Dalam kondisi ini, teknologi seperti QRIS bisa berubah jadi simbol resistensi dan kedaulatan, bukan sekadar alat transaksi modern.
Kalau Amerika terus mendorong skema pembayaran global yang mereka kendalikan, sementara Indonesia berpegang pada sistem yang lebih mandiri, benturan kepentingan ini bisa saja merembet ke berbagai sektor lainnya.
Apalagi sistem seperti Visa dan Mastercard memungkinkan pengawasan terhadap arus dana lintas negara, yang tentu menguntungkan pihak pengendali sistem.
Sistem QRIS sejalan dengan strategi kedaulatan digital dan perlindungan data
QRIS memang bukan alat tukar, melainkan jembatan buat transaksi yang lebih cepat, aman, dan efisien.
Tapi bagi pemain global, langkah ini seolah jadi ancaman karena membatasi ruang mereka untuk mengakses data transaksi publik di Indonesia.
"QRIS ini sistem digitalisasi keuangan yang dibuat Indonesia mungkin tanpa negosiasi," jelas Rissalwan lagi.
Rissalwan juga membandingkan QRIS dengan sistem domestik yang dikembangkan China.
Di Tiongkok, Sistem Pembayaran digital seperti Alipay dan WeChat Pay sudah jadi bagian dari strategi nasional buat memperkuat kontrol terhadap aktivitas keuangan di dalam negeri.
Indonesia juga bisa mengarah ke sana dengan memperluas QRIS, tapi tetap butuh regulasi yang matang supaya tidak tumpang tindih dengan sistem e-money yang udah lebih dulu beredar.
Di Indonesia saat ini sudah ada beragam produk e-money seperti Tap Cash, Brizzi, dan Flazz, yang sering dianggap menggantikan fungsi uang tunai.
"Bank mengeluarkan berbagai e-money seperti Tap Cash, Brizzi, Flazz, yang seolah menggantikan fungsi uang. Padahal, secara hukum, uang tunai masih alat pembayaran yang sah," katanya.
Sistem keuangan Indonesia lebih disiplin dan tidak konsumtif
Satu hal yang juga dibedakan Rissalwan adalah soal filosofi dasar sistem keuangan antara Amerika dan Indonesia.
Di Amerika, model yang diusung seperti “spend now, pay later” alias gesek dulu bayar belakangan jadi prinsip utama sistem seperti Mastercard, Amex, atau Visa.
Tapi Indonesia justru menerapkan pendekatan sebaliknya, uang harus tersedia dulu baru bisa dipakai.

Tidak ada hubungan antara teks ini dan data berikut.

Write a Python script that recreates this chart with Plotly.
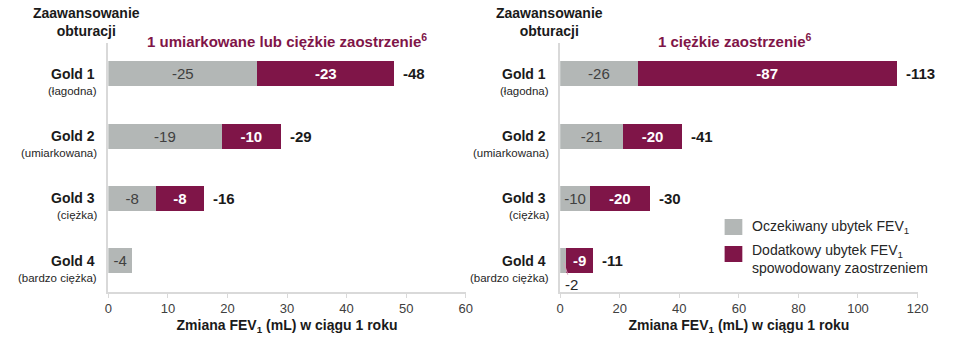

"Amerika mendorong pencatatan keuangan tapi dengan skema spend now, pay later, seperti model Visa, Amex, dan Mastercard. Indonesia justru mengembangkan sistem di mana uang harus ada dulu baru bisa digunakan. Ini bentuk kedewasaan sistem keuangan kita," tandasnya.
QRIS justru mempertegas arah pembangunan sistem pembayaran yang lebih bertanggung jawab, mandiri, dan berbasis dana aktual.
Jadi bukan cuma soal siapa paling cepat dan canggih, tapi juga siapa yang paling siap jaga stabilitas ekonomi domestik lewat Sistem Pembayaran yang adil, transparan, dan aman.